I agree entirely; because what we have here is a third scenario - scenario C:

C
You sell your best player for 100M the day before the first game of the season kicks off. Notwithstanding the fact that the squad is stupidly bloated and there is a clear and obvious need for three players effectively to replace your best player, you attach unrealistically high valuations to the players which need to be moved on, whilst equally attaching unrealistically low valuations to the players which are required to be bought. Given that your unrealistically high valuations result in no movement, you then use the fact that the club first needed to sell players as a reason why no further players have been bought to improve the first team (and ignore the fact that the club is the 7th or so richest in the world, with the highest ticket prices in Europe, and has just received £100m from the sale of your best player). The season then goes forward, the team is insufficient, and the whole process - again - has served to undermine the manager.


Hence, it's not about net spend. It's about the utterly predictable and grossly negligent way in which this chairman goes about operating in the transfer window, over and over and over again.
 

thebenjamin

Well-Known Member
Jul 1, 2008
12,372
39,340
All I can do is ask myself: “What is this football club’s purpose?”

I legitimately don’t know the answer to that question.

I find it incredibly difficult to support a rudderless regime that has no manifesto to buy into.

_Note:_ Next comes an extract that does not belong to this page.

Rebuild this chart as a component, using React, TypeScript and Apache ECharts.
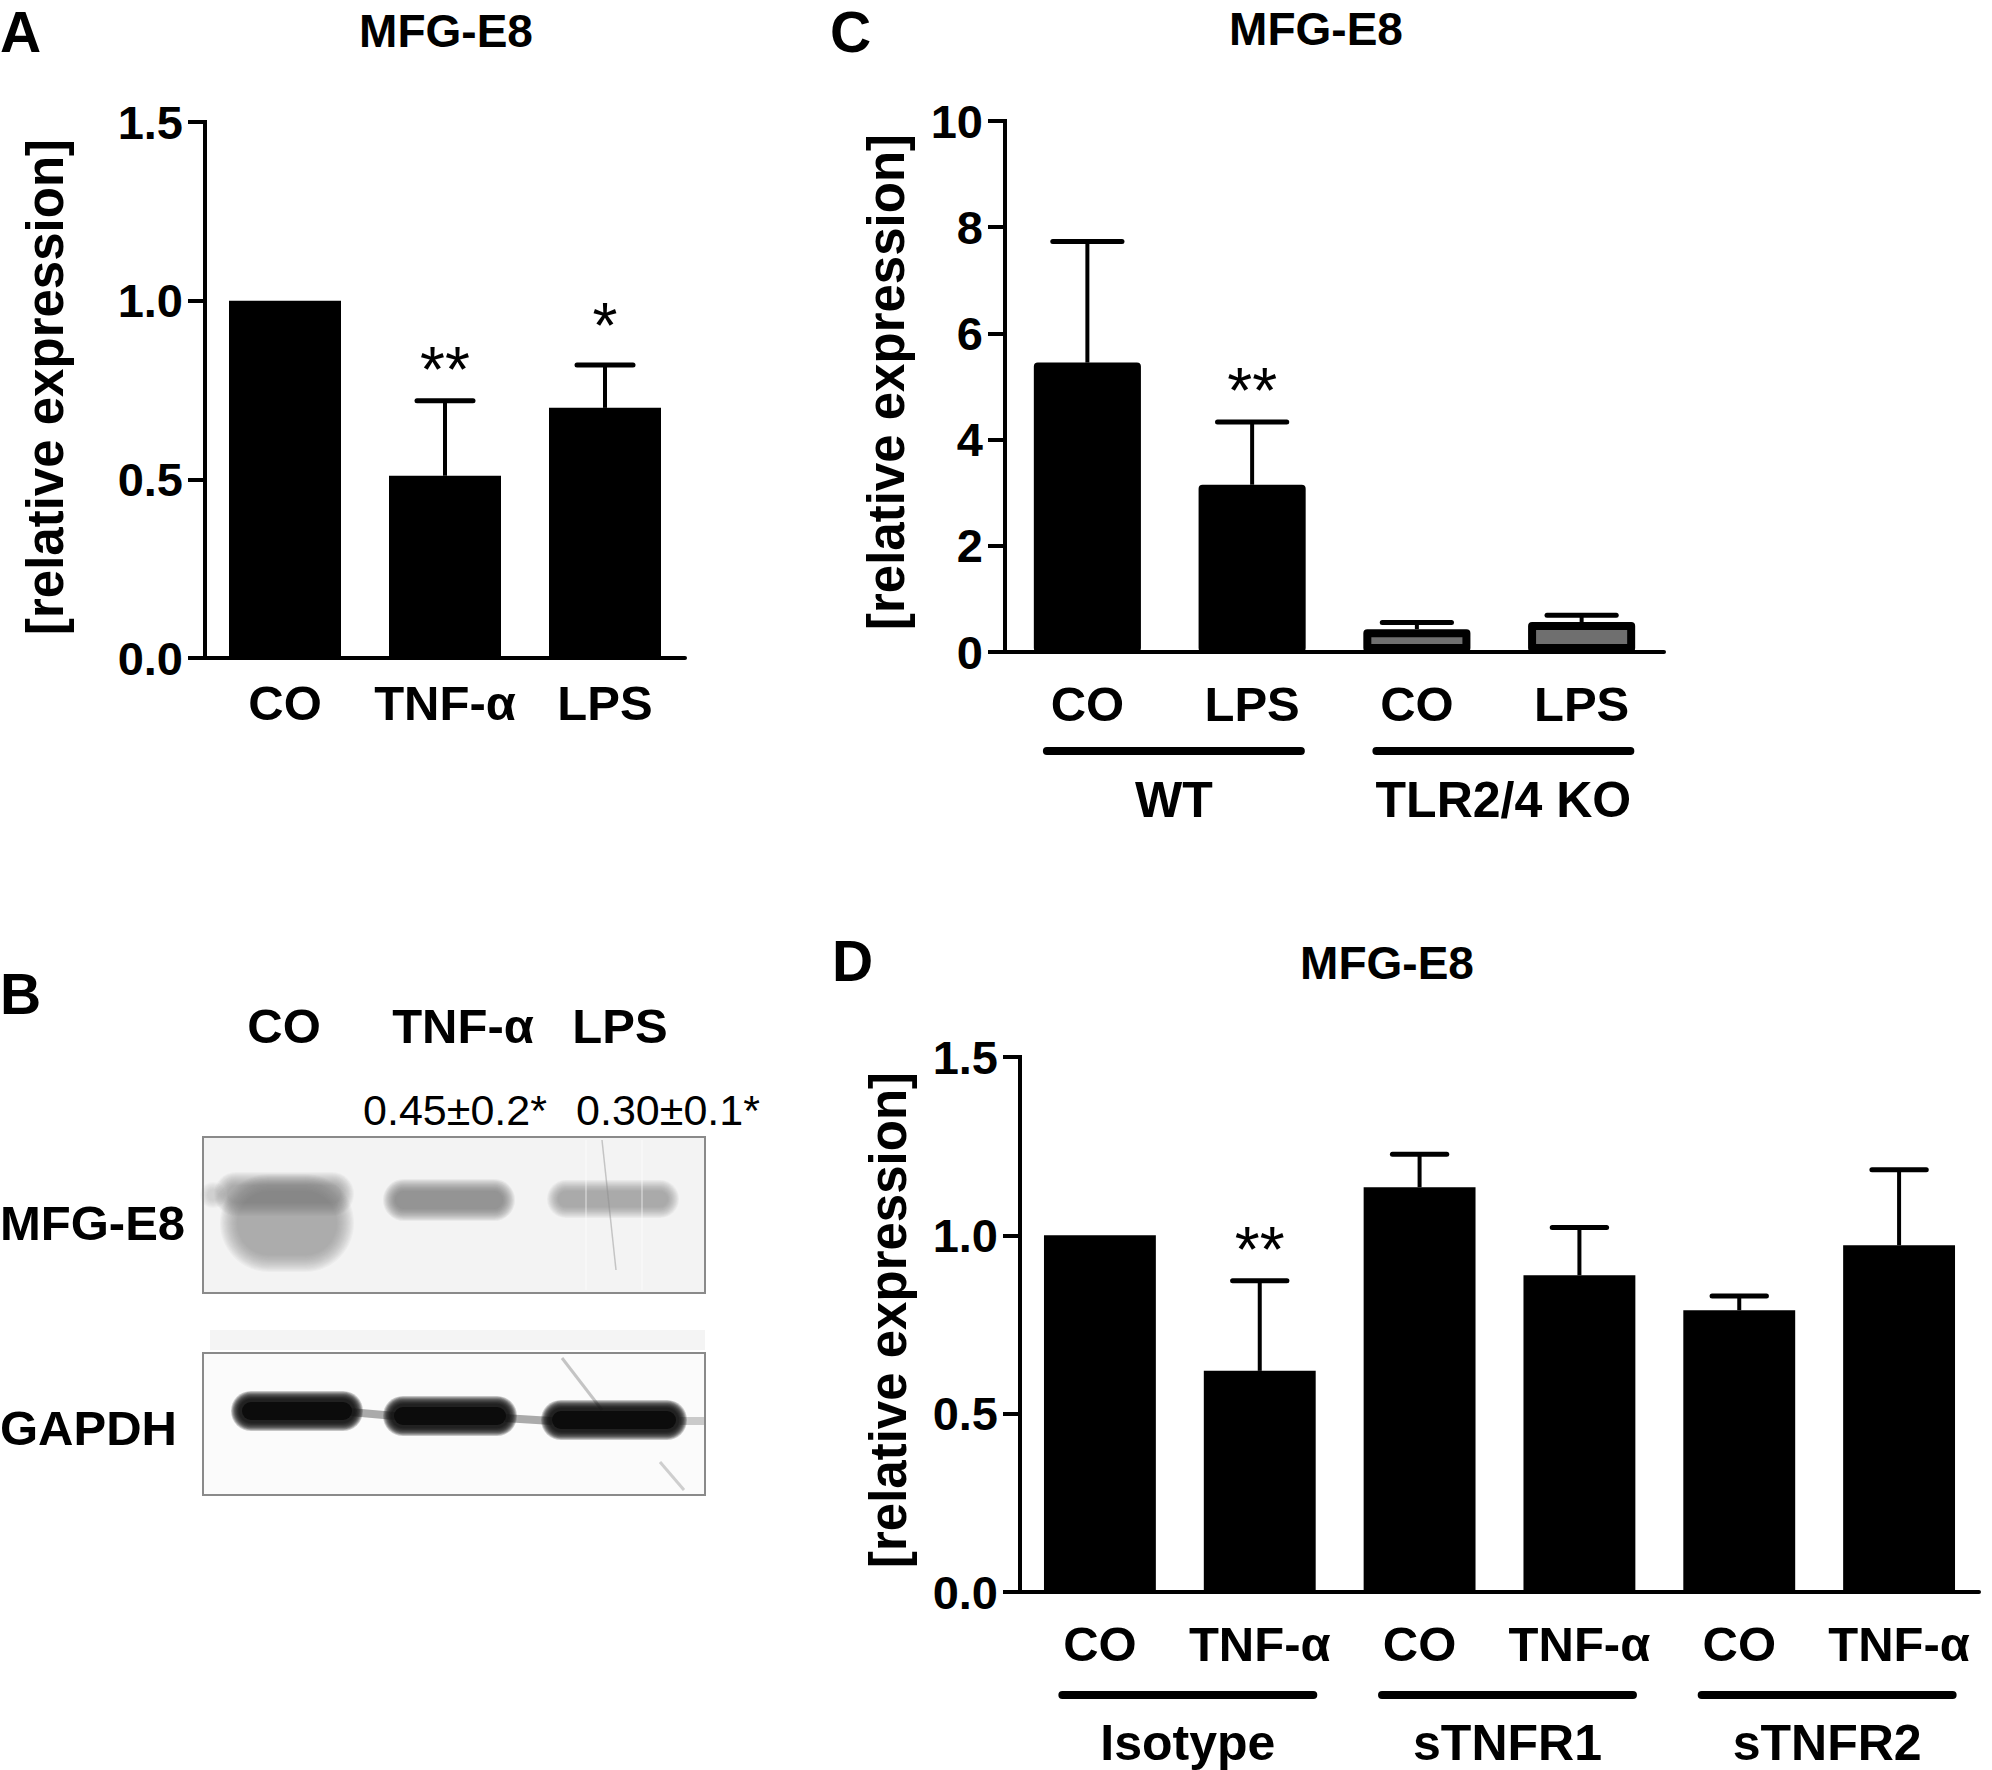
import React, { useEffect, useRef } from 'react';
import * as echarts from 'echarts';

const FONT = '"Liberation Sans", Arial, Helvetica, sans-serif';

// ---------- Panel A : MFG-E8 qPCR ----------
const aCategories = ['CO', 'TNF-α', 'LPS'];
const aMeans = [1.0, 0.51, 0.7];
const aErrorTops: (number | null)[] = [null, 0.72, 0.82];
const aSignificance = ['', '**', '*'];
const aYMin = 0;
const aYMax = 1.5;
const aYInterval = 0.5;

// ---------- Panel C : WT vs TLR2/4 KO ----------
const cCategories = ['CO', 'LPS', 'CO', 'LPS'];
const cGenotype = ['WT', 'WT', 'KO', 'KO'];
const cMeans = [5.45, 3.15, 0.43, 0.565];
const cErrorTops: (number | null)[] = [7.73, 4.33, 0.555, 0.69];
const cSignificance = ['', '**', '', ''];
const cGroupLabels = ['WT', 'TLR2/4 KO'];
const cGroupMembers = [[0, 1], [2, 3]];
const cYMin = 0;
const cYMax = 10;
const cYInterval = 2;

// ---------- Panel D : soluble TNF receptors ----------
const dCategories = ['CO', 'TNF-α', 'CO', 'TNF-α', 'CO', 'TNF-α'];
const dMeans = [1.0, 0.62, 1.135, 0.888, 0.79, 0.972];
const dErrorTops: (number | null)[] = [null, 0.873, 1.227, 1.022, 0.83, 1.184];
const dSignificance = ['', '**', '', '', '', ''];
const dGroupLabels = ['Isotype', 'sTNFR1', 'sTNFR2'];
const dGroupMembers = [[0, 1], [2, 3], [4, 5]];
const dYMin = 0;
const dYMax = 1.5;
const dYInterval = 0.5;

// ---------- Panel B : western blot ----------
const bLanes = ['CO', 'TNF-α', 'LPS'];
const bQuantification = ['', '0.45±0.2*', '0.30±0.1*'];
const bBlots = ['MFG-E8', 'GAPDH'];

const black = '#000';

function yAxis(gridIndex: number, min: number, max: number, interval: number, decimals: number) {
  return {
    type: 'value',
    gridIndex,
    min,
    max,
    interval,
    axisLine: { show: true, lineStyle: { color: black, width: 4, cap: 'square' } },
    axisTick: { show: true, length: 17, lineStyle: { color: black, width: 4 } },
    splitLine: { show: false },
    axisLabel: {
      color: black,
      fontFamily: FONT,
      fontWeight: 'bold',
      fontSize: 47,
      margin: 22,
      formatter: (v: number) => v.toFixed(decimals),
    },
  };
}

function xAxis(gridIndex: number, data: string[], margin: number) {
  return {
    type: 'category',
    gridIndex,
    data,
    axisLine: { show: true, onZero: false, lineStyle: { color: black, width: 4 } },
    axisTick: { show: false },
    axisLabel: {
      color: black,
      fontFamily: FONT,
      fontWeight: 'bold',
      fontSize: 49,
      margin,
      interval: 0,
    },
  };
}

function errorSeries(axisIndex: number, means: number[], tops: (number | null)[], sig: string[], capRatio: number) {
  const data: number[][] = [];
  means.forEach((m, i) => {
    const t = tops[i];
    if (t !== null && t !== undefined) data.push([i, m, t]);
  });
  return {
    type: 'custom',
    xAxisIndex: axisIndex,
    yAxisIndex: axisIndex,
    z: 5,
    silent: true,
    data,
    renderItem: (params: any, api: any) => {
      const i = api.value(0);
      const base = api.coord([i, api.value(1)]);
      const top = api.coord([i, api.value(2)]);
      const band = api.size([1, 0])[0];
      const half = (band * capRatio) / 2;
      const children: any[] = [
        {
          type: 'line',
          shape: { x1: base[0], y1: base[1], x2: top[0], y2: top[1] },
          style: { stroke: black, lineWidth: 4 },
        },
        {
          type: 'line',
          shape: { x1: top[0] - half, y1: top[1], x2: top[0] + half, y2: top[1] },
          style: { stroke: black, lineWidth: 5, lineCap: 'round' },
        },
      ];
      if (sig[i]) {
        const extra = sig[i].length === 1 ? 8 : 0;
        children.push({
          type: 'text',
          x: top[0],
          y: top[1] - 31 - extra,
          style: {
            text: sig[i],
            fill: black,
            font: `64px ${FONT}`,
            align: 'center',
            verticalAlign: 'middle',
          },
        });
      }
      return { type: 'group', children };
    },
  };
}

function text(x: number, y: number, t: string, size: number, opts: any = {}) {
  return {
    type: 'text',
    x,
    y,
    rotation: opts.rotation || 0,
    z: 10,
    style: {
      text: t,
      fill: black,
      font: `${opts.weight || 'bold'} ${size}px ${FONT}`,
      align: opts.align || 'center',
      verticalAlign: 'middle',
    },
  };
}

// soft-edged band: stacked translucent rounded rects (blurred look)
function softBand(g: any[], x: number, y: number, w: number, h: number, grey: number, target: number, spread: number, steps: number) {
  const alpha = 1 - Math.pow(1 - target, 1 / steps);
  for (let k = steps; k >= 1; k--) {
    const e = (spread * k) / steps;
    g.push({
      type: 'rect',
      z: 2,
      silent: true,
      shape: { x: x - e, y: y - e, width: w + 2 * e, height: h + 2 * e, r: Math.min(h / 2 + e, (w + 2 * e) / 2) },
      style: { fill: `rgba(${grey},${grey},${grey},${alpha.toFixed(4)})` },
    });
  }
}

function staticGraphics(): any[] {
  const g: any[] = [];
  // panel letters
  g.push(text(0, 32, 'A', 57, { align: 'left' }));
  g.push(text(830, 32, 'C', 57, { align: 'left' }));
  g.push(text(0, 994, 'B', 57, { align: 'left' }));
  g.push(text(832, 961, 'D', 57, { align: 'left' }));
  // titles
  g.push(text(446, 31, 'MFG-E8', 46));
  g.push(text(1316, 29, 'MFG-E8', 46));
  g.push(text(1387, 963, 'MFG-E8', 46));
  // y-axis names
  g.push(text(45, 387, '[relative expression]', 51, { rotation: Math.PI / 2 }));
  g.push(text(886, 382, '[relative expression]', 51, { rotation: Math.PI / 2 }));
  g.push(text(888, 1320, '[relative expression]', 51, { rotation: Math.PI / 2 }));

  // ---- Panel B western blot ----
  const laneX = [284, 463, 620];
  bLanes.forEach((l, i) => g.push(text(laneX[i], 1026, l, 49)));
  const quantX = [0, 455, 668];
  bQuantification.forEach((q, i) => {
    if (q) g.push(text(quantX[i], 1110, q, 43, { weight: 'normal' }));
  });
  g.push(text(0, 1223, bBlots[0], 49, { align: 'left' }));
  g.push(text(0, 1428, bBlots[1], 49, { align: 'left' }));

  // MFG-E8 membrane
  g.push({ type: 'rect', z: 1, shape: { x: 203, y: 1137, width: 502, height: 156 }, style: { fill: '#f3f3f3', stroke: '#8a8a8a', lineWidth: 2 } });
  softBand(g, 238, 1192, 98, 62, 130, 0.62, 18, 16); // CO smear body
  softBand(g, 228, 1186, 112, 16, 105, 0.5, 14, 14); // CO band
  softBand(g, 208, 1190, 10, 10, 150, 0.3, 8, 8); // faint left edge
  softBand(g, 396, 1192, 106, 16, 120, 0.72, 13, 14); // TNF-α band
  softBand(g, 559, 1192, 108, 14, 130, 0.6, 12, 14); // LPS band
  g.push({ type: 'line', z: 3, shape: { x1: 602, y1: 1140, x2: 616, y2: 1270 }, style: { stroke: 'rgba(140,140,140,0.45)', lineWidth: 1.5 } });
  g.push({ type: 'line', z: 3, shape: { x1: 586, y1: 1140, x2: 586, y2: 1290 }, style: { stroke: 'rgba(255,255,255,0.35)', lineWidth: 2 } });
  g.push({ type: 'line', z: 3, shape: { x1: 642, y1: 1140, x2: 642, y2: 1290 }, style: { stroke: 'rgba(255,255,255,0.35)', lineWidth: 2 } });

  // GAPDH membrane
  g.push({ type: 'rect', z: 1, shape: { x: 210, y: 1330, width: 495, height: 20 }, style: { fill: '#f4f4f4' } });
  g.push({ type: 'rect', z: 1, shape: { x: 203, y: 1353, width: 502, height: 142 }, style: { fill: '#fbfbfb', stroke: '#8a8a8a', lineWidth: 2 } });
  g.push({ type: 'line', z: 2, shape: { x1: 350, y1: 1412, x2: 395, y2: 1416 }, style: { stroke: 'rgba(70,70,70,0.45)', lineWidth: 8 } });
  g.push({ type: 'line', z: 2, shape: { x1: 505, y1: 1418, x2: 552, y2: 1421 }, style: { stroke: 'rgba(70,70,70,0.45)', lineWidth: 8 } });
  g.push({ type: 'line', z: 2, shape: { x1: 680, y1: 1421, x2: 704, y2: 1421 }, style: { stroke: 'rgba(90,90,90,0.3)', lineWidth: 8 } });
  g.push({ type: 'line', z: 2, shape: { x1: 562, y1: 1358, x2: 602, y2: 1410 }, style: { stroke: 'rgba(70,70,70,0.3)', lineWidth: 3 } });
  g.push({ type: 'line', z: 2, shape: { x1: 660, y1: 1462, x2: 684, y2: 1490 }, style: { stroke: 'rgba(70,70,70,0.25)', lineWidth: 3 } });
  const gapdhBands = [
    { x: 240, y: 1400, w: 114, h: 22 },
    { x: 392, y: 1405, w: 116, h: 22 },
    { x: 550, y: 1409, w: 128, h: 22 },
  ];
  gapdhBands.forEach((b) => {
    softBand(g, b.x, b.y, b.w, b.h, 15, 0.92, 9, 12);
    g.push({ type: 'rect', z: 3, shape: { x: b.x + 2, y: b.y + 2, width: b.w - 4, height: b.h - 4, r: 9 }, style: { fill: '#0c0c0c' } });
  });
  return g;
}

function groupGraphics(chart: any, axisIndex: number, members: number[][], labels: string[], lineOffset: number, labelOffset: number, extL: number, extR: number): any[] {
  const g: any[] = [];
  const baseline = chart.convertToPixel({ yAxisIndex: axisIndex }, 0) as number;
  const px = (i: number) => chart.convertToPixel({ xAxisIndex: axisIndex }, i) as number;
  const band = px(1) - px(0);
  members.forEach((m, k) => {
    const x1 = px(m[0]) - band * extL;
    const x2 = px(m[m.length - 1]) + band * extR;
    const y = baseline + lineOffset;
    g.push({
      type: 'line',
      z: 10,
      shape: { x1: x1 + 4, y1: y, x2: x2 - 4, y2: y },
      style: { stroke: black, lineWidth: 8, lineCap: 'round' },
    });
    g.push(text((x1 + x2) / 2, baseline + labelOffset, labels[k], 50));
  });
  return g;
}

export default function App() {
  const ref = useRef<HTMLDivElement>(null);
  useEffect(() => {
    document.body.style.margin = '0';
    const chart = echarts.init(ref.current!, null, { renderer: 'svg' });
    const option: any = {
      animation: false,
      backgroundColor: '#fff',
      grid: [
        { left: 205, top: 122, width: 480, height: 536, outerBoundsMode: 'none' },
        { left: 1005, top: 121, width: 659, height: 531, outerBoundsMode: 'none' },
        { left: 1020, top: 1057, width: 959, height: 535, outerBoundsMode: 'none' },
      ],
      xAxis: [xAxis(0, aCategories, 20), xAxis(1, cCategories, 27), xAxis(2, dCategories, 27)],
      yAxis: [
        yAxis(0, aYMin, aYMax, aYInterval, 1),
        yAxis(1, cYMin, cYMax, cYInterval, 0),
        yAxis(2, dYMin, dYMax, dYInterval, 1),
      ],
      series: [
        {
          type: 'bar',
          xAxisIndex: 0,
          yAxisIndex: 0,
          data: aMeans,
          barWidth: '70%',
          itemStyle: { color: black },
          z: 2,
        },
        {
          type: 'bar',
          xAxisIndex: 1,
          yAxisIndex: 1,
          data: cMeans.map((v, i) => ({
            value: v,
            itemStyle: { color: cGenotype[i] === 'WT' ? black : '#6f6f6f' },
          })),
          barWidth: '65%',
          itemStyle: { borderColor: black, borderWidth: 8, borderJoin: 'round' },
          z: 2,
        },
        {
          type: 'bar',
          xAxisIndex: 2,
          yAxisIndex: 2,
          data: dMeans,
          barWidth: '70%',
          itemStyle: { color: black },
          z: 2,
        },
        errorSeries(0, aMeans, aErrorTops, aSignificance, 0.35),
        errorSeries(1, cMeans, cErrorTops, cSignificance, 0.42),
        errorSeries(2, dMeans, dErrorTops, dSignificance, 0.34),
      ],
    };
    chart.setOption(option);
    const graphics = [
      ...staticGraphics(),
      ...groupGraphics(chart, 1, cGroupMembers, cGroupLabels, 99, 148, 0.27, 0.32),
      ...groupGraphics(chart, 2, dGroupMembers, dGroupLabels, 103, 151, 0.26, 0.36),
    ];
    chart.setOption({ graphic: graphics });
    return () => chart.dispose();
  }, []);
  return <div ref={ref} style={{ width: 1992, height: 1770, background: '#fff' }} />;
}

If anyone can divulge a genuine purpose of our club that isn’t lining the pockets of its investors, I’d love to hear it…
The purpose of THFC is to increase the personal wealth of Joe Lewis and Daniel Levy. Sometimes that aligns with the interests of the football team, other times it doesn't.
 

Russ1201

Well-Known Member
Aug 8, 2019
3,479
6,578
What does Levy need to do to finally get ALL the fans against him and do a sustainable protest to remove him.
I honestly think if we are fighting relegation(i know unlikely)Levy will still have people fighting his corner and saying we can't compete with Oil rich clubs etc same bullshit.
Such a shame that our fans are so conditioned to being a mid table team.